Whitcomb v Stowe Davis Furniture
Digest No. 16.06
Cite as: Whitcomb v Stowe Davis Furniture, Unpublished Opinion of the State of Michigan Court of Appeals, Issued May 2, 1985
Court: The State of Michigan Court of Appeals
Appeal pending: No
Claimant: Wayne Whitcomb
Employer: Stow Davis Furniture
Date of decision: May 2, 1985
HOLDING: Ignorance of the law resulting from delay in seeking legal advice does not constitute good cause for reopening a referee’s decision under MCL § 421.33. See Herman v Chrysler Corp, 106 Mich App 709, 718-719; 308 NW2d 616 (1981). The date that an appeal is stamped received, not the date that it’s postmarked or mailed, constitutes filing of the appeal for the purpose of determining whether an appeal was filed within the time period prescribed by the Employment Security Act for the taking of an appeal from a referee’s decision under MCL § 421.33.
FACTS: Claimant appealed a decision from the Michigan Employment Security Commission’s (“MESC”) dismissing his application for reopening of the referee’s determination that Claimant was ineligible for benefits because he was discharged for work-related misconduct under MCL 421.29(l)(b).
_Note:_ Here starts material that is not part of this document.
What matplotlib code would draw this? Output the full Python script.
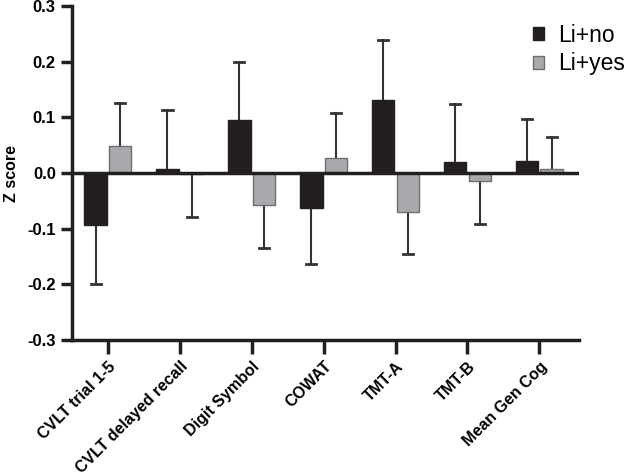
import numpy as np
import matplotlib
matplotlib.use("Agg")
import matplotlib.pyplot as plt

plt.rcParams['font.family'] = ['Liberation Sans', 'DejaVu Sans']

categories = ["CVLT trial 1-5", "CVLT delayed recall", "Digit Symbol", "COWAT",
              "TMT-A", "TMT-B", "Mean Gen Cog"]
li_no = [-0.094, 0.008, 0.095, -0.063, 0.132, 0.020, 0.022]
li_no_err = [0.106, 0.106, 0.105, 0.100, 0.108, 0.104, 0.075]
li_yes = [0.049, -0.001, -0.058, 0.028, -0.069, -0.014, 0.008]
li_yes_err = [0.077, 0.078, 0.077, 0.080, 0.076, 0.078, 0.057]

x = np.arange(len(categories))
w = 0.31
off = 0.17

fig = plt.figure(figsize=(6.3, 4.75), dpi=100)
ax = fig.add_axes([0.114, 0.284, 0.805, 0.703])

ax.bar(x - off, li_no, w, color="#231f20", edgecolor="#231f20", lw=1, label="Li+no", zorder=3)
ax.bar(x + off, li_yes, w, color="#a7a9ac", edgecolor="#6d6e70", lw=1, label="Li+yes", zorder=3)

# error bars only on the side away from zero, cap only at the far end
for xs, vals, errs in [(x - off, li_no, li_no_err), (x + off, li_yes, li_yes_err)]:
    for xi, v, e in zip(xs, vals, errs):
        tip = v - e if v < 0 else v + e
        ax.plot([xi, xi], [v, tip], color="#333333", lw=1.5, zorder=2)
        ax.plot([xi - 0.07, xi + 0.07], [tip, tip], color="#333333", lw=2, zorder=2)

ax.axhline(0, color="#231f20", lw=2.5, zorder=5)

ax.set_xlim(-0.5, 6.55)
ax.set_ylim(-0.3, 0.3)
ax.set_yticks([-0.3, -0.2, -0.1, 0.0, 0.1, 0.2, 0.3])
ax.set_yticklabels(["-0.3", "-0.2", "-0.1", "0.0", "0.1", "0.2", "0.3"],
                   fontsize=12, fontweight="bold")
ax.set_xticks(x)
ax.set_xticklabels(categories, rotation=45, ha="right", rotation_mode="anchor",
                   fontsize=11.5, fontweight="bold")
ax.set_ylabel("Z score", fontsize=11.5, fontweight="bold", labelpad=6)

for s in ["top", "right"]:
    ax.spines[s].set_visible(False)
for s in ["left", "bottom"]:
    ax.spines[s].set_linewidth(2.5)
    ax.spines[s].set_color("#231f20")
ax.tick_params(width=2.5, length=8, color="#231f20")
ax.tick_params(axis="x", length=10)

ax.legend(loc="upper right", bbox_to_anchor=(0.999, 0.96), bbox_transform=fig.transFigure,
          borderaxespad=0, borderpad=0.2, frameon=False, fontsize=16.5,
          handlelength=0.5, handleheight=0.5, handletextpad=0.6, labelspacing=0.25)

fig.savefig("out.png", dpi=100)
The circuit court affirmed the MESC’s decision. When the court found that Claimant did not make a timely request of reopening of the referee, Claimant then argued that he “didn’t know the law before and [he] didn’t know [he] should have come up and protest repayment of the money [he] owes to the Commission.” The court rejected such argument because Claimant had failed to show good cause as a matter of law. The record showed that Claimant knew that a decision by the referee was imminent, and Claimant was found to have admitted that he nevertheless moved without leaving a forwarding address.
DECISION: The court affirmed the MESC’s decision.
RATIONALE: Citing Cherry River Nat’l Bank v Wallace, 329 Mich 384, 389; 45 NW2d 332 (1951), the court found that a person is chargeable with constructive notice where he has the means of obtaining knowledge but does not use them. Therefore, Claimant had no one to blame but himself for his failure to receive notice of the decision and the failure to receive notice of the decision under these circumstances cannot constitute good cause.